Input data –
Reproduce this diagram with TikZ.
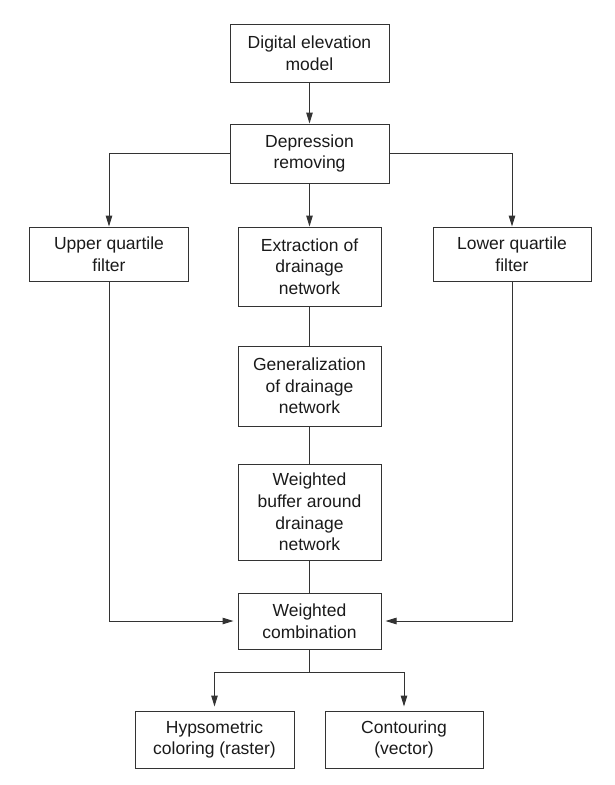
\documentclass[tikz,border=0pt]{standalone}
\usepackage{fontspec}
\setmainfont{Liberation Sans}
\usetikzlibrary{arrows.meta,positioning}
\definecolor{linec}{HTML}{333333}
\definecolor{textc}{HTML}{1A1A1A}
\begin{document}
\begin{tikzpicture}[x=1pt,y=-1pt,
  box/.style={draw=linec,line width=1pt,rectangle,inner sep=0pt,align=center,
    text=textc,font=\fontsize{17.5}{21.7}\selectfont},
  conn/.style={draw=linec,line width=1pt},
  arr/.style={conn,-{Triangle[length=11pt,width=6.5pt]}}]
\useasboundingbox (0,0) rectangle (614,785);
\node[box,minimum width=159pt,minimum height=58pt] (dem) at (309.5,53) {Digital elevation\\model};
\node[box,minimum width=159pt,minimum height=59pt] (dep) at (309.5,153.5) {Depression\\removing};
\node[box,minimum width=158.5pt,minimum height=54pt] (upper) at (109,254) {Upper quartile\\filter};
\node[box,minimum width=143pt,minimum height=79pt] (ext) at (309.5,266.5) {Extraction of\\drainage\\network};
\node[box,minimum width=158pt,minimum height=54pt] (lower) at (512,254) {Lower quartile\\filter};
\node[box,minimum width=143pt,minimum height=80pt] (gen) at (309.5,386) {Generalization\\of drainage\\network};
\node[box,minimum width=143pt,minimum height=96pt] (buf) at (309.5,512) {Weighted\\buffer around\\drainage\\network};
\node[box,minimum width=143pt,minimum height=56pt] (comb) at (309.5,621) {Weighted\\combination};
\node[box,minimum width=159pt,minimum height=57pt] (hyp) at (214.5,739.5) {Hypsometric\\coloring (raster)};
\node[box,minimum width=158pt,minimum height=57pt] (cont) at (404,739.5) {Contouring\\(vector)};
\coordinate (split) at (309.5,672);
\draw[arr] (dem.south) -- (dep.north);
\draw[arr] (dep.west) -| (upper.north);
\draw[arr] (dep.east) -| (lower.north);
\draw[arr] (dep.south) -- (ext.north);
\draw[conn] (ext.south) -- (gen.north);
\draw[conn] (gen.south) -- (buf.north);
\draw[conn] (buf.south) -- (comb.north);
\draw[arr,shorten >=4pt] (upper.south) |- (comb.west);
\draw[arr,shorten >=4pt] (lower.south) |- (comb.east);
\draw[conn] (comb.south) -- (split);
\draw[arr,shorten >=4pt] (split) -| (hyp.north);
\draw[arr,shorten >=4pt] (split) -| (cont.north);
\end{tikzpicture}
\end{document}
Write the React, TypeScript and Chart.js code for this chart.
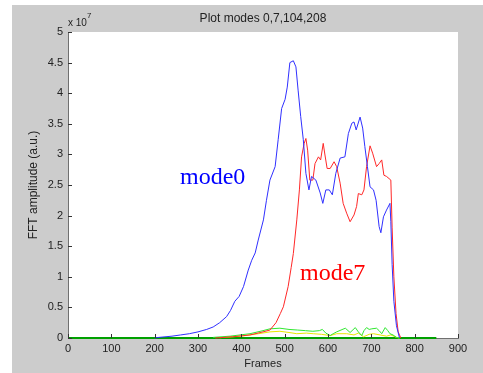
import React, { useEffect, useRef } from "react";
import { Chart, registerables } from "chart.js";

Chart.register(...registerables);

// Values are in units of 1e7 (axis shows "x 10^7")
const xTickValues = [0, 100, 200, 300, 400, 500, 600, 700, 800, 900];
const yTickValues = [0, 0.5, 1, 1.5, 2, 2.5, 3, 3.5, 4, 4.5, 5];

const mode0Frames = [200, 210, 240, 260, 280, 300, 320, 335, 350, 366, 375, 385, 395, 405, 416, 424, 432, 439, 451, 458, 466, 478, 485, 493, 501, 506, 512, 520, 526, 531, 537, 543, 549, 556, 562, 572, 582, 588, 595, 603, 610, 618, 628, 639, 647, 655, 660, 665, 674, 680, 685, 691, 697, 705, 711, 718, 722, 728, 735, 743, 745, 748, 752, 758, 765];
const mode0Values = [0, 0.01, 0.03, 0.05, 0.07, 0.1, 0.14, 0.18, 0.25, 0.35, 0.45, 0.6, 0.68, 0.84, 1.11, 1.27, 1.39, 1.6, 1.93, 2.25, 2.58, 2.8, 3.24, 3.75, 3.9, 4.1, 4.5, 4.53, 4.43, 4.05, 3.62, 3.24, 2.69, 2.42, 2.64, 2.58, 2.37, 2.2, 2.42, 2.42, 2.34, 2.69, 2.94, 2.96, 3.34, 3.51, 3.53, 3.4, 3.61, 3.43, 3.13, 2.8, 2.47, 2.42, 2.25, 1.82, 1.72, 1.98, 2.09, 2.2, 1.9, 1.2, 0.6, 0.2, 0];

const mode7Frames = [340, 380, 420, 450, 466, 480, 490, 497, 508, 515, 520, 528, 534, 539, 545, 549, 553, 558, 565, 570, 578, 583, 589, 593, 598, 605, 614, 620, 628, 635, 643, 651, 660, 666, 670, 678, 683, 689, 697, 703, 712, 718, 724, 729, 735, 745, 748, 752, 757, 762, 768];
const mode7Values = [0, 0.02, 0.05, 0.1, 0.13, 0.25, 0.4, 0.51, 0.84, 1.15, 1.38, 1.93, 2.42, 2.96, 3.18, 3.26, 3.07, 2.58, 2.58, 2.85, 2.96, 2.91, 3.18, 2.99, 2.77, 2.77, 2.88, 2.8, 2.53, 2.2, 2.04, 1.9, 2.01, 2.15, 2.36, 2.34, 2.42, 2.8, 3.14, 3.02, 2.8, 2.85, 2.91, 2.66, 2.64, 2.58, 1.8, 1.0, 0.4, 0.1, 0];

const mode104Frames = [335, 374, 420, 450, 466, 489, 510, 530, 548, 565, 580, 587, 595, 605, 612, 620, 630, 640, 651, 663, 670, 678, 683, 689, 695, 701, 712, 718, 724, 732, 738, 743, 750, 758, 765];
const mode104Values = [0.01, 0.03, 0.07, 0.12, 0.15, 0.16, 0.14, 0.13, 0.12, 0.11, 0.12, 0.14, 0.08, 0.04, 0.07, 0.1, 0.13, 0.16, 0.09, 0.17, 0.1, 0.04, 0.12, 0.17, 0.14, 0.15, 0.16, 0.12, 0.07, 0.17, 0.12, 0.07, 0.05, 0.01, 0];

const mode208Frames = [350, 400, 440, 466, 489, 510, 528, 550, 566, 585, 605, 620, 643, 660, 670, 682, 695, 705, 720, 735, 745, 758, 765];
const mode208Values = [0.005, 0.03, 0.07, 0.1, 0.11, 0.09, 0.07, 0.08, 0.07, 0.06, 0.04, 0.07, 0.07, 0.05, 0.08, 0.02, 0.06, 0.07, 0.05, 0.03, 0.05, 0.01, 0];

const baselineFrames = [0, 850];
const baselineValues = [0, 0];

const toPoints = (xs: number[], ys: number[]) => xs.map((x, i) => ({ x, y: ys[i] }));

const SANS = "'Liberation Sans', Arial, sans-serif";
const SERIF = "'Liberation Serif', 'Times New Roman', serif";

const decor = {
  id: "decor",
  beforeDraw(chart: any) {
    const { ctx, chartArea: a, width, height } = chart;
    ctx.save();
    ctx.fillStyle = "#ffffff";
    ctx.fillRect(0, 0, width, height);
    ctx.fillStyle = "#cccccc";
    ctx.fillRect(12, 5, width - 12, height - 5);
    ctx.fillStyle = "#ffffff";
    ctx.fillRect(a.left, a.top, a.right - a.left, a.bottom - a.top);
    ctx.restore();
  },
  afterDraw(chart: any) {
    const { ctx, chartArea: a } = chart;
    const xs = chart.scales.x;
    const ys = chart.scales.y;
    ctx.save();
    // inward tick marks
    ctx.strokeStyle = "#333333";
    ctx.lineWidth = 1;
    ctx.beginPath();
    xs.ticks.forEach((t: any) => {
      const px = Math.round(xs.getPixelForValue(t.value)) + 0.5;
      ctx.moveTo(px, a.bottom);
      ctx.lineTo(px, a.bottom - 4);
    });
    ys.ticks.forEach((t: any) => {
      const py = Math.round(ys.getPixelForValue(t.value)) + 0.5;
      ctx.moveTo(a.left, py);
      ctx.lineTo(a.left + 4, py);
    });
    ctx.stroke();

    ctx.fillStyle = "#222222";
    // title
    ctx.font = `12px ${SANS}`;
    ctx.textAlign = "center";
    ctx.textBaseline = "middle";
    ctx.fillText("Plot modes 0,7,104,208", (a.left + a.right) / 2, 19);
    // x title
    ctx.font = `11px ${SANS}`;
    ctx.fillText("Frames", (a.left + a.right) / 2, 364);
    // y title
    ctx.save();
    ctx.translate(34, (a.top + a.bottom) / 2);
    ctx.rotate(-Math.PI / 2);
    ctx.font = `12px ${SANS}`;
    ctx.fillText("FFT amplitude (a.u.)", 0, 0);
    ctx.restore();
    // exponent
    ctx.textAlign = "left";
    ctx.font = `10px ${SANS}`;
    ctx.fillText("x 10", a.left, 23);
    ctx.font = `8px ${SANS}`;
    ctx.fillText("7", a.left + 19, 16);
    // mode labels
    ctx.textBaseline = "alphabetic";
    ctx.font = `24px ${SERIF}`;
    ctx.fillStyle = "#0000ff";
    ctx.fillText("mode0", 180, 184);
    ctx.fillStyle = "#ff0000";
    ctx.fillText("mode7", 300, 280);
    ctx.restore();
  },
};

export default function App() {
  const ref = useRef<HTMLCanvasElement | null>(null);
  useEffect(() => {
    document.body.style.margin = "0";
    if (!ref.current) return;
    const lineDs = (label: string, xs: number[], ys: number[], color: string, width = 1) => ({
      label,
      data: toPoints(xs, ys),
      borderColor: color,
      backgroundColor: color,
      borderWidth: width,
      pointRadius: 0,
      tension: 0,
      fill: false,
      clip: 3,
    });
    const chart = new Chart(ref.current, {
      type: "line",
      data: {
        datasets: [
          lineDs("mode0", mode0Frames, mode0Values, "#3030ff"),
          lineDs("mode7", mode7Frames, mode7Values, "#ff2828"),
          lineDs("mode104", mode104Frames, mode104Values, "#30e830"),
          lineDs("mode208", mode208Frames, mode208Values, "#e8e800"),
          lineDs("baseline", baselineFrames, baselineValues, "#00a000", 2),
        ],
      },
      options: {
        responsive: false,
        animation: false,
        events: [],
        layout: { padding: { left: 0, top: 32, right: 25, bottom: 0 } },
        plugins: { legend: { display: false }, title: { display: false }, tooltip: { enabled: false } },
        scales: {
          x: {
            type: "linear",
            min: 0,
            max: 900,
            afterBuildTicks: (s: any) => {
              s.ticks = xTickValues.map((v) => ({ value: v }));
            },
            afterFit: (s: any) => {
              s.height = 35;
            },
            grid: { display: false, drawTicks: false },
            border: { display: true, color: "#707070", width: 1 },
            ticks: {
              padding: 4,
              color: "#222222",
              font: { family: SANS, size: 11 },
              maxRotation: 0,
              autoSkip: false,
              callback: (v: any) => String(v),
            },
          },
          y: {
            type: "linear",
            min: 0,
            max: 5,
            afterBuildTicks: (s: any) => {
              s.ticks = yTickValues.map((v) => ({ value: v }));
            },
            afterFit: (s: any) => {
              s.width = 68;
            },
            grid: { display: false, drawTicks: false },
            border: { display: true, color: "#707070", width: 1 },
            ticks: {
              padding: 5,
              color: "#222222",
              font: { family: SANS, size: 11 },
              autoSkip: false,
              callback: (v: any) => String(v),
            },
          },
        },
      },
      plugins: [decor],
    } as any);
    return () => chart.destroy();
  }, []);
  return <canvas ref={ref} width={483} height={373} style={{ display: "block" }} />;
}
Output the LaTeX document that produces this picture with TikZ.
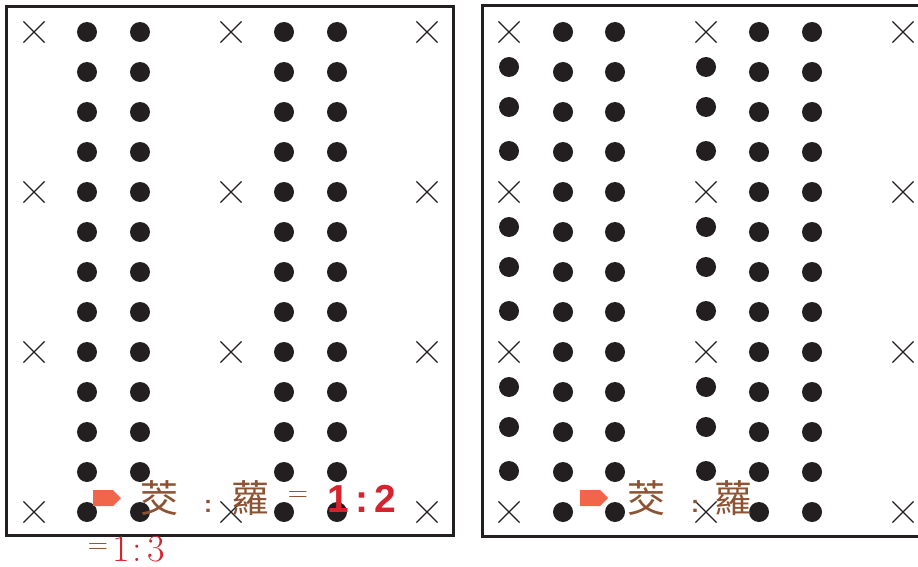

Problem description – Exactly and only the lines from the line with "Write the React, TypeScript" to the line with "3.5, 4, 4.5, 5];", both ends included, should be echoed. Do not carry over the pictures.

Answer –
Write the React, TypeScript and Chart.js code for this chart.
import React, { useEffect, useRef } from "react";
import { Chart, registerables } from "chart.js";

Chart.register(...registerables);

// Values are in units of 1e7 (axis shows "x 10^7")
const xTickValues = [0, 100, 200, 300, 400, 500, 600, 700, 800, 900];
const yTickValues = [0, 0.5, 1, 1.5, 2, 2.5, 3, 3.5, 4, 4.5, 5];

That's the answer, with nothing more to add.